▶ Set exercise
Wherever a line below holds the word "chart", copy that line.

▶ Data excerpt
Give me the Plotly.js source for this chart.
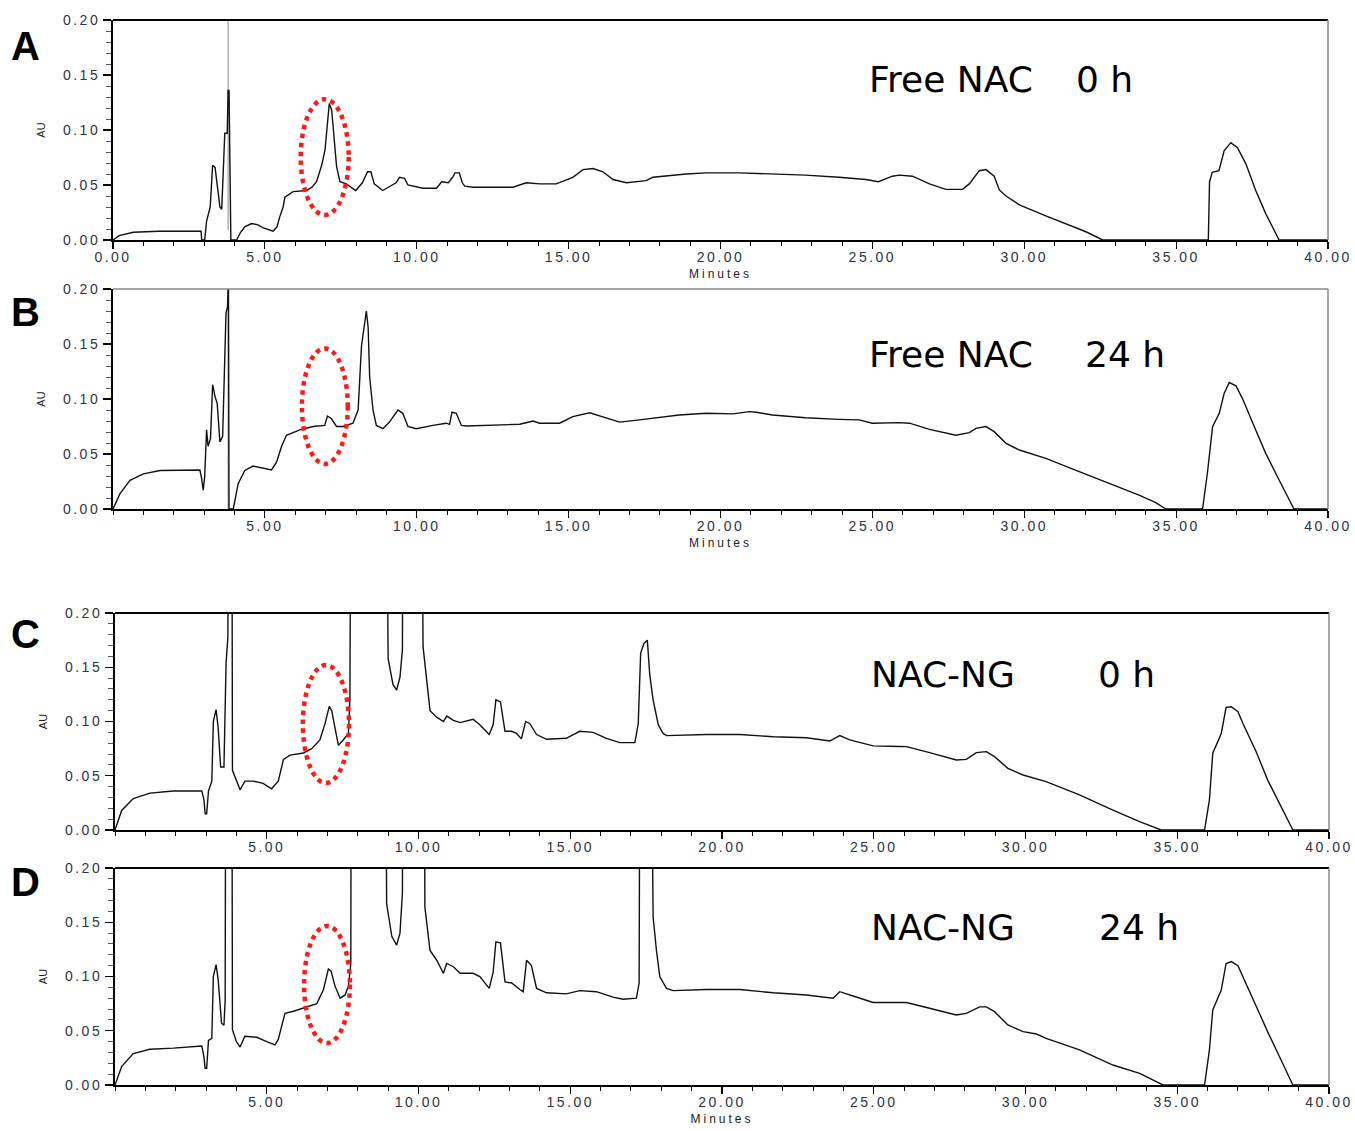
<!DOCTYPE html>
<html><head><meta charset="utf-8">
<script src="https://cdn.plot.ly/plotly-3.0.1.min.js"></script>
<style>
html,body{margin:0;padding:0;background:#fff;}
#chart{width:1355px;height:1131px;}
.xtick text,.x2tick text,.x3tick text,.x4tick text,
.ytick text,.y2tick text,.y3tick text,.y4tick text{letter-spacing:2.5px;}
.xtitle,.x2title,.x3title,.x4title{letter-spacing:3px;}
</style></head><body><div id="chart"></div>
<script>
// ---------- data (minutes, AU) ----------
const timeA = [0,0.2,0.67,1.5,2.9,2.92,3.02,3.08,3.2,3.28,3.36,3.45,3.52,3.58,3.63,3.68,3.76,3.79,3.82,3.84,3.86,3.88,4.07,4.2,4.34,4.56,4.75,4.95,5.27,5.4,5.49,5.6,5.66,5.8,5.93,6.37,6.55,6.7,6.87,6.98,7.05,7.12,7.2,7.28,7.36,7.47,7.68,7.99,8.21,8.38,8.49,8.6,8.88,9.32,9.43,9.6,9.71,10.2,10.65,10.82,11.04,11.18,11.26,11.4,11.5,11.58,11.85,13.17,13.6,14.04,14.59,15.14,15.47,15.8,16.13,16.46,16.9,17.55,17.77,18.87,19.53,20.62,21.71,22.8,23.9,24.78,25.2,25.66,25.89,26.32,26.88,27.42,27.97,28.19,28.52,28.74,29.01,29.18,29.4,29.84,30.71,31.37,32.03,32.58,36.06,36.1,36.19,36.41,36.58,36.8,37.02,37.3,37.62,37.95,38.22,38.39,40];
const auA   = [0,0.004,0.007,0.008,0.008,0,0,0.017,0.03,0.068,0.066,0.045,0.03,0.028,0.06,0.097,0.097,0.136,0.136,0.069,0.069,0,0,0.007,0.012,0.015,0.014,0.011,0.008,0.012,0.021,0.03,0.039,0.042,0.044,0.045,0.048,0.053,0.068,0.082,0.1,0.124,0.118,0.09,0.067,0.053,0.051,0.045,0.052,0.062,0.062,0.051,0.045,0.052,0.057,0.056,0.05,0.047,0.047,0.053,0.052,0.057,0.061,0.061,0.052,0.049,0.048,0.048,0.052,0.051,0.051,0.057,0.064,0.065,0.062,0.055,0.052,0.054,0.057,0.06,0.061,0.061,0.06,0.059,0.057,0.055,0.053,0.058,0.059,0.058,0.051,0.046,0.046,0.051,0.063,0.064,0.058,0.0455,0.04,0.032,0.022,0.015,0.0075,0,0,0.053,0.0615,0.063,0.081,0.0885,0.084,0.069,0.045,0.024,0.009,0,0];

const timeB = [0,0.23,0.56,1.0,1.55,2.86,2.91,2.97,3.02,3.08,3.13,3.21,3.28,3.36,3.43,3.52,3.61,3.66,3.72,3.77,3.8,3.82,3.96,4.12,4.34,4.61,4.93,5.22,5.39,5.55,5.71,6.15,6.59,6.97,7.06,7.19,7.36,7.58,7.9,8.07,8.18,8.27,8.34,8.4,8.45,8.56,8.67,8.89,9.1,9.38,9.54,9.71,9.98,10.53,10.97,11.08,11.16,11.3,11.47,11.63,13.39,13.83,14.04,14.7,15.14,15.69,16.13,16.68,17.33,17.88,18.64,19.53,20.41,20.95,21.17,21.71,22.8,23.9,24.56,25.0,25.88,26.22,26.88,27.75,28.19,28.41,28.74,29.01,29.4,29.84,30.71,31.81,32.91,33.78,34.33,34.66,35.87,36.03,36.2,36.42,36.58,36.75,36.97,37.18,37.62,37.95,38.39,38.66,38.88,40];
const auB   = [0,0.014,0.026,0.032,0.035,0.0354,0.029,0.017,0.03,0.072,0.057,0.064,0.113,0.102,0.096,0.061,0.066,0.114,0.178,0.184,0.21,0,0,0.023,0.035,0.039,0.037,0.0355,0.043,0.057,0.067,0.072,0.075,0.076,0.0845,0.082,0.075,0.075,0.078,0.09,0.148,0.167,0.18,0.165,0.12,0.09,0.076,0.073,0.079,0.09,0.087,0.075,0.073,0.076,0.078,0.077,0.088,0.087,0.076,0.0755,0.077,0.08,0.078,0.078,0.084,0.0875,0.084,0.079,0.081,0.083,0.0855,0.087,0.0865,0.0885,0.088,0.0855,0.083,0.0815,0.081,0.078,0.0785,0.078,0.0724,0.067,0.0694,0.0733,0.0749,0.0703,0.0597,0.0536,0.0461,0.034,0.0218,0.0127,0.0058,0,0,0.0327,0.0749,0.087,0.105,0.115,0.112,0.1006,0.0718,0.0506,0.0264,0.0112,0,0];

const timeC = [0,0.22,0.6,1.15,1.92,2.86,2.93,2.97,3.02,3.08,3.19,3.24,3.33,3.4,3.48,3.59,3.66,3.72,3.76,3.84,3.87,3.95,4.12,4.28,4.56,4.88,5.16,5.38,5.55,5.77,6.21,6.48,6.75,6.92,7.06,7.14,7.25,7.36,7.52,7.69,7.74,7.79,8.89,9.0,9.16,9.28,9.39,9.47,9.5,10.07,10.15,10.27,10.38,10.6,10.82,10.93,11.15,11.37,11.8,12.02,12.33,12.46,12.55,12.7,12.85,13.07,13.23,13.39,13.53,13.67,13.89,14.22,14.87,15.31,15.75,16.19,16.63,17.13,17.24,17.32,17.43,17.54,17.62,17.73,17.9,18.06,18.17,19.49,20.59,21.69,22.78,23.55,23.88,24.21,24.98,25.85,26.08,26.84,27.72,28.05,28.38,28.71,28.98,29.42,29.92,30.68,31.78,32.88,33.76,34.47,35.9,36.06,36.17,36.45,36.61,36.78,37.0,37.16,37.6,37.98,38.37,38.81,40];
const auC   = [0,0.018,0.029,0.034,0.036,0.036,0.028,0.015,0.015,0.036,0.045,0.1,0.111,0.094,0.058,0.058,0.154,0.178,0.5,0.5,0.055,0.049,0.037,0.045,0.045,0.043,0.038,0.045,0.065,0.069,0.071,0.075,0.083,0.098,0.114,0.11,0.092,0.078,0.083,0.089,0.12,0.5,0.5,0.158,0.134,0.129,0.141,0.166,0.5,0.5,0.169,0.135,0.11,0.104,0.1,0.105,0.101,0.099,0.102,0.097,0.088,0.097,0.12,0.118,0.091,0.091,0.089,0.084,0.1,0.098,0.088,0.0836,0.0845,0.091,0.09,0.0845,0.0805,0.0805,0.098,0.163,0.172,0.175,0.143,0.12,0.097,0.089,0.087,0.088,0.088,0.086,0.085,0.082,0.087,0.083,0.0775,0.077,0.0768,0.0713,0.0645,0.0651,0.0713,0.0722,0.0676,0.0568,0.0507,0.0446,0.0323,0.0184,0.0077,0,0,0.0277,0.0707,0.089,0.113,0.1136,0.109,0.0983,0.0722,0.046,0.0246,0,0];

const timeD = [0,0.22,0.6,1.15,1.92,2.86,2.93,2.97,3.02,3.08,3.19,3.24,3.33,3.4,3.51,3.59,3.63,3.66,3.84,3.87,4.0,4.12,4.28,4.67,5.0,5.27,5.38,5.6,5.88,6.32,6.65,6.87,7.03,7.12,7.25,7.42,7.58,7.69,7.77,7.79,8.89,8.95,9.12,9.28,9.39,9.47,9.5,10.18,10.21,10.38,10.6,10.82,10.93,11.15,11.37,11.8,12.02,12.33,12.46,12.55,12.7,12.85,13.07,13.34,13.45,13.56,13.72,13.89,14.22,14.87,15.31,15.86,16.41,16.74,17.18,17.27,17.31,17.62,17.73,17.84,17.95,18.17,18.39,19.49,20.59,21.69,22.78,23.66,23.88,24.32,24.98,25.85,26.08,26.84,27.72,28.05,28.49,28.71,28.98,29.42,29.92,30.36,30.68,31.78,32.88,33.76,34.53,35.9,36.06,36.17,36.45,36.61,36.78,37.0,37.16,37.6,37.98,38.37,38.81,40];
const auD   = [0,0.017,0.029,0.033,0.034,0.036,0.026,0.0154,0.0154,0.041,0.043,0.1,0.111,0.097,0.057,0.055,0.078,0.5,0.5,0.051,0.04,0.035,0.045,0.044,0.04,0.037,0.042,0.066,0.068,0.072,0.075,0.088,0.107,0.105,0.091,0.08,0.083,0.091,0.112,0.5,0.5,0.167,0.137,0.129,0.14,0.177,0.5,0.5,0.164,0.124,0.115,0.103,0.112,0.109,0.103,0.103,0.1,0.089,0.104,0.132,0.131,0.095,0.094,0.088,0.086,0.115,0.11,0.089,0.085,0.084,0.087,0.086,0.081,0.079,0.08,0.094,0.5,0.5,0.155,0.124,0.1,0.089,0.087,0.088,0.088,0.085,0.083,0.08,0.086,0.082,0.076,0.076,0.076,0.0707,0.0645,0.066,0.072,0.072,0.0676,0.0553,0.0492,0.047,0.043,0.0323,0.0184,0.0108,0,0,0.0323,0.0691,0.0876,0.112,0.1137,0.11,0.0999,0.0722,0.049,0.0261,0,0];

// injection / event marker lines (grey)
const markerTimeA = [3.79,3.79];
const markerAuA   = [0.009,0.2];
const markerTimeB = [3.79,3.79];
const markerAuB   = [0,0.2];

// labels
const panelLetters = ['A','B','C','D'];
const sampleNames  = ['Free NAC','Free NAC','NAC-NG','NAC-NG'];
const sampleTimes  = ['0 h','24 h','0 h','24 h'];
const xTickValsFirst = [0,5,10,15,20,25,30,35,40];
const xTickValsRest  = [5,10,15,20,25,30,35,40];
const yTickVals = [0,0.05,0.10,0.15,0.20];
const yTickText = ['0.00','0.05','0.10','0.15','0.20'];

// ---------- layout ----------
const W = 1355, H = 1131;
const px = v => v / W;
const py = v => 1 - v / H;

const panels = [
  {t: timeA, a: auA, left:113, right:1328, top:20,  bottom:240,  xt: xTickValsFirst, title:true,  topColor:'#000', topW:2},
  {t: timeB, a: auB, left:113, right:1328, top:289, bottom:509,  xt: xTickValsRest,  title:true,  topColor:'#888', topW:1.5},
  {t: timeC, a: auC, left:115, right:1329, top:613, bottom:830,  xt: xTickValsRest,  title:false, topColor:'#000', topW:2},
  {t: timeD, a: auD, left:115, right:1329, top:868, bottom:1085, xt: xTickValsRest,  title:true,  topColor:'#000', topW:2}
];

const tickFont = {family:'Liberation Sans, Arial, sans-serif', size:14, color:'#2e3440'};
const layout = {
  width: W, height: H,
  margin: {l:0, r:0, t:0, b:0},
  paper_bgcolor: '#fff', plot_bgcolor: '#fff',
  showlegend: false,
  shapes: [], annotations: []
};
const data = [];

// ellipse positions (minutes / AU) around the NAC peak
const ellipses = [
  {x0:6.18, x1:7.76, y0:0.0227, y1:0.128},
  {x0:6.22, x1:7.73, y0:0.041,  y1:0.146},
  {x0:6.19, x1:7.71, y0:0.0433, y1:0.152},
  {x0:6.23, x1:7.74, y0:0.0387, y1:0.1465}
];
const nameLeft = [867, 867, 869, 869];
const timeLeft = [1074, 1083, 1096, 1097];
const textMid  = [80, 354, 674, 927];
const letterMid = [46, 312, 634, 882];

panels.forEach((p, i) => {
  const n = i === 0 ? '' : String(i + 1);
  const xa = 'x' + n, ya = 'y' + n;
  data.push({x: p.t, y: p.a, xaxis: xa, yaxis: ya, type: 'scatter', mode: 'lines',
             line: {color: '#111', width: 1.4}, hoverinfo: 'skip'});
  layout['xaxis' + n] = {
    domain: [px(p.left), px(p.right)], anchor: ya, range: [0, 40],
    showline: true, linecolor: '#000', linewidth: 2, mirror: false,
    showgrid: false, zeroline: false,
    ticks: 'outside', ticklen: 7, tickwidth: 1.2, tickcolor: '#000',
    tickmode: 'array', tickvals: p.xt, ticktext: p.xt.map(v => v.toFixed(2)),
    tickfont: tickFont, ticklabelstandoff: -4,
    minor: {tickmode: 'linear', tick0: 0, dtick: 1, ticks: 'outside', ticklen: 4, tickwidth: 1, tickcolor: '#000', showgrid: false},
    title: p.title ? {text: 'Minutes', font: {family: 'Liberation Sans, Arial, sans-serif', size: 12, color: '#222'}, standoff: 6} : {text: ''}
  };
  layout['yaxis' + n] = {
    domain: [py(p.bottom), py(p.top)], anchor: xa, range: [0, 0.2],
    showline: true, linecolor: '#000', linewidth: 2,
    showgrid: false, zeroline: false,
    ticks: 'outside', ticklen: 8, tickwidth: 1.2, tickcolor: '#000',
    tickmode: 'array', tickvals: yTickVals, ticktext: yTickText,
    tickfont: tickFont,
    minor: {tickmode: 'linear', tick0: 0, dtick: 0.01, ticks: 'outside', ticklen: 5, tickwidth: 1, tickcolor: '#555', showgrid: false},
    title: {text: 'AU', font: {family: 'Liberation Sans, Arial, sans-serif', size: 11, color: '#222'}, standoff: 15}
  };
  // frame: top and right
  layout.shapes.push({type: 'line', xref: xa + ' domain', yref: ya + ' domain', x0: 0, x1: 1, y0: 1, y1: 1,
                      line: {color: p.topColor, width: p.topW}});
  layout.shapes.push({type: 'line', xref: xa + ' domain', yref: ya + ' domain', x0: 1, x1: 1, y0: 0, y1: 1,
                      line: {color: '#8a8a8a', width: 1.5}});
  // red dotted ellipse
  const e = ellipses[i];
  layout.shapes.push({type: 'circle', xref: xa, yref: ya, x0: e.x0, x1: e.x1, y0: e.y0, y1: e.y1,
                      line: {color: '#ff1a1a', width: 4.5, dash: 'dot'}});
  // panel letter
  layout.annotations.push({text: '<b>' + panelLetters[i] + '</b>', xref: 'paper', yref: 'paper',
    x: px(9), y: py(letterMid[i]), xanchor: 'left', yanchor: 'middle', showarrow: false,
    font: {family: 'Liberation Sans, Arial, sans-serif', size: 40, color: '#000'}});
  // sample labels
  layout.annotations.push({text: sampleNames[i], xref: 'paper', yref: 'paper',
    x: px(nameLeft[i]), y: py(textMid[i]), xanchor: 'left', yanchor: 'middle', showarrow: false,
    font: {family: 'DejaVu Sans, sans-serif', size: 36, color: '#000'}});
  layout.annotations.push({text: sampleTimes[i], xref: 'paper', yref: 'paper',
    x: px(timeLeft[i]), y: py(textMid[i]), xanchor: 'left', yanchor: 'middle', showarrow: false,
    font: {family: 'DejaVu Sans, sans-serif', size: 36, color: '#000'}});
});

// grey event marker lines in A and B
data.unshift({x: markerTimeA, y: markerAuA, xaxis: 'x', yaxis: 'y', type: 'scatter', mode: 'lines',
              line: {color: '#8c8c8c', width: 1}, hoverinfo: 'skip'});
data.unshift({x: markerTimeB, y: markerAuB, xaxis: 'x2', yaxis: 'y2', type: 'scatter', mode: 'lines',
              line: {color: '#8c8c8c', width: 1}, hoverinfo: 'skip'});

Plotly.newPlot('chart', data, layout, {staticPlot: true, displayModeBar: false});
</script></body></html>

▶ Full response
Give me the Plotly.js source for this chart.
#chart{width:1355px;height:1131px;}
</style></head><body><div id="chart"></div>
Plotly.newPlot('chart', data, layout, {staticPlot: true, displayModeBar: false});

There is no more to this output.